Stranded vehicles, vacations impacted snow removal in county
14 stranded vehicles led to closure of Pioneer Parkway, Williamson Valley Road
Yavapai County put its 15 snowplows and 20 motor graders to work during the recent snowstorm — 13 plows in the Prescott area and two in the Verde, said Dan Cherry, Yavapai County Public Works director.
About half of the graders equipped for snow removal operated throughout the storm during daytime hours Monday and Tuesday; policy prohibits operation in the dark, Cherry said Wednesday, Jan. 2.
A crew of seven worked through the day Monday until 6 p.m. when a second crew with four plows came in and worked through the night. The Verde area crew ran its two plows and seven graders during the day, and a second shift started about 7 p.m. in the Verde Valley and the southern portion of Yavapai County.
“Due to the amount of snow that came so quickly, there were many accidents on Iron Springs Road and on Pioneer Parkway,” Cherry said.
The Parkway was closed for four hours with 14 vehicles stranded on the road and blocking access to Williamson Valley Road.

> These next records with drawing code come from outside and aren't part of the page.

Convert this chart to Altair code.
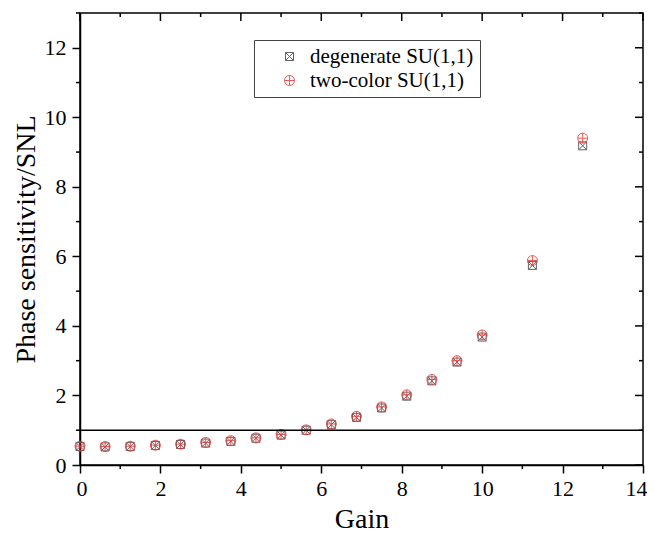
import altair as alt
import pandas as pd

# ---- data ----
gain = [0, 0.625, 1.25, 1.875, 2.5, 3.125, 3.75, 4.375, 5, 5.625, 6.25,
        6.875, 7.5, 8.125, 8.75, 9.375, 10, 11.25, 12.5]
degenerate = [0.53, 0.52, 0.53, 0.56, 0.59, 0.63, 0.68, 0.77, 0.86, 1.0, 1.16,
              1.37, 1.64, 1.98, 2.42, 2.96, 3.68, 5.74, 9.18]
two_color = [0.54, 0.53, 0.54, 0.57, 0.60, 0.65, 0.70, 0.78, 0.88, 1.01, 1.18,
             1.40, 1.67, 2.02, 2.46, 3.00, 3.74, 5.88, 9.40]
series_names = ["degenerate SU(1,1)", "two-color SU(1,1)"]
ref_level = [1]

x_major = [0, 2, 4, 6, 8, 10, 12, 14]
x_minor = [1, 3, 5, 7, 9, 11, 13]
y_major = [0, 2, 4, 6, 8, 10, 12]
y_minor = [1, 3, 5, 7, 9, 11, 13]

W, H = 563, 452
FONT = "Liberation Serif"

df = pd.concat([
    pd.DataFrame({"gain": gain, "val": degenerate, "series": series_names[0]}),
    pd.DataFrame({"gain": gain, "val": two_color, "series": series_names[1]}),
], ignore_index=True)

xs = alt.Scale(domain=[0, 14], nice=False, zero=False)
ys = alt.Scale(domain=[0, 13], nice=False, zero=False)

x_axis = alt.Axis(values=x_major, tickSize=8, tickWidth=1.5, domainWidth=1.5,
                  domainColor="black", tickColor="black", grid=False,
                  labelFont=FONT, labelFontSize=22, labelColor="black",
                  labelFlush=True, labelFlushOffset=4, labelPadding=5,
                  titleFont=FONT, titleFontSize=28,
                  titleFontWeight="normal", titleColor="black", titlePadding=6)
y_axis = alt.Axis(values=y_major, tickSize=8, tickWidth=1.5, domainWidth=1.5,
                  domainColor="black", tickColor="black", grid=False,
                  labelFont=FONT, labelFontSize=22, labelColor="black",
                  labelFlush=False, labelPadding=6, titleFont=FONT, titleFontSize=28,
                  titleFontWeight="normal", titleColor="black", titlePadding=4)
X_TITLE = "Gain"
Y_TITLE = "Phase sensitivity/SNL"

square_x = "M-1,-1L1,-1L1,1L-1,1Z M-1,-1L1,1 M1,-1L-1,1"
circle_plus = "M-1,0A1,1 0 1,1 1,0A1,1 0 1,1 -1,0Z M-1,0L1,0 M0,-1L0,1"

points = alt.Chart(df).mark_point(filled=False, strokeWidth=1, opacity=0.85).encode(
    x=alt.X("gain:Q", scale=xs, title=X_TITLE, axis=x_axis),
    y=alt.Y("val:Q", scale=ys, title=Y_TITLE, axis=y_axis),
    color=alt.Color("series:N", scale=alt.Scale(domain=series_names, range=["#4a4a4a", "#e83a3a"]),
                    legend=alt.Legend(title=None, orient="none", legendX=174, legendY=27,
                                      padding=6, strokeColor="#444", fillColor="white",
                                      labelFont=FONT, labelFontSize=21, labelColor="black",
                                      labelLimit=400,
                                      symbolSize=72, symbolStrokeWidth=1,
                                      symbolOffset=19, labelOffset=10, rowPadding=2)),
    shape=alt.Shape("series:N", scale=alt.Scale(domain=series_names, range=[square_x, circle_plus])),
    size=alt.Size("series:N", scale=alt.Scale(domain=series_names, range=[64, 100]), legend=None),
)

def tick_df(vals):
    return pd.DataFrame({"v": vals})

def xenc():
    return alt.X("v:Q", scale=xs, title=X_TITLE, axis=x_axis)

def yenc():
    return alt.Y("v:Q", scale=ys, title=Y_TITLE, axis=y_axis)

ref = alt.Chart(tick_df(ref_level)).mark_rule(color="black", strokeWidth=1.5).encode(y=yenc())

top_major = alt.Chart(tick_df(x_major)).mark_rule(color="black", strokeWidth=1.5).encode(
    x=xenc(), y=alt.value(0), y2=alt.value(8))
top_minor = alt.Chart(tick_df(x_minor)).mark_rule(color="black", strokeWidth=1.5).encode(
    x=xenc(), y=alt.value(0), y2=alt.value(4))
bot_minor = alt.Chart(tick_df(x_minor)).mark_rule(color="black", strokeWidth=1.5).encode(
    x=xenc(), y=alt.value(H), y2=alt.value(H + 4))
right_major = alt.Chart(tick_df(y_major)).mark_rule(color="black", strokeWidth=1.5).encode(
    y=yenc(), x=alt.value(W - 8), x2=alt.value(W))
right_minor = alt.Chart(tick_df(y_minor)).mark_rule(color="black", strokeWidth=1.5).encode(
    y=yenc(), x=alt.value(W - 4), x2=alt.value(W))
left_minor = alt.Chart(tick_df(y_minor)).mark_rule(color="black", strokeWidth=1.5).encode(
    y=yenc(), x=alt.value(-4), x2=alt.value(0))

chart = alt.layer(
    points, ref, top_major, top_minor, bot_minor, right_major, right_minor, left_minor
).properties(
    width=W, height=H,
    autosize=alt.AutoSizeParams(type="none"),
    padding={"left": 72, "top": 5, "right": 4, "bottom": 75},
    background="white",
).configure_view(stroke="black", strokeWidth=1.5)

chart.save("out.html", embed_options={"renderer": "svg", "actions": False})
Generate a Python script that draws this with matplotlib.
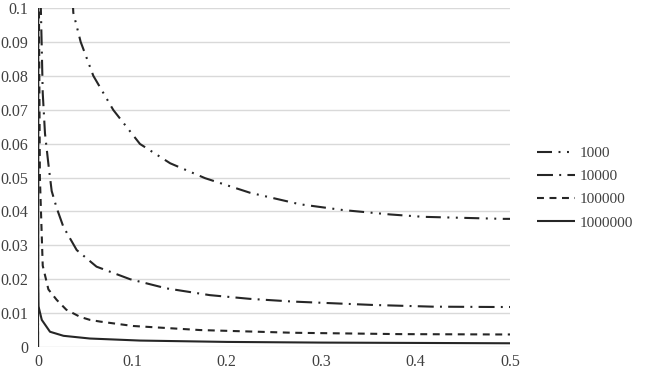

As soon as the snarl was cleared, plows started up Williamson Valley Road around 2:30 p.m. and continued to clear through the night.
Iron Springs Road also was closed because of stranded motorists, blocking the snowplows as well, he said.
The intensity of the snowfall and dropping temperatures certainly led to unusual and treacherous roadway conditions, and stranded — and abandoned — vehicles inhibited plows from quickly getting to the regional roads where most needed, Cherry said.
On Tuesday, county crews finished widening out the five priority roads in the Prescott area: Iron Springs, Williamson Valley, Pioneer Parkway, Senator Highway and Walker, as well as clearing the main loops in and out of each county subdivision. Workers then moved on to inner subdivision roads as staff allowed, he said.
Crews continued to work Wednesday in subdivisions clearing all county-maintained roads.
“We anticipate completion of all snow-clearing operations on county-maintained roads by end of business on Thursday, Jan. 3,” Cherry added.
“Holiday traffic and the fact that county crew numbers were diminished due to the proximity to the Christmas and New Year holidays certainly played a part in all local and state jurisdictions from being fully staffed and able to address the snow removal efforts with a full workforce,” Cherry said in a Jan. 2 email.
“The public’s patience with the county during the snow removal efforts has been appreciated.”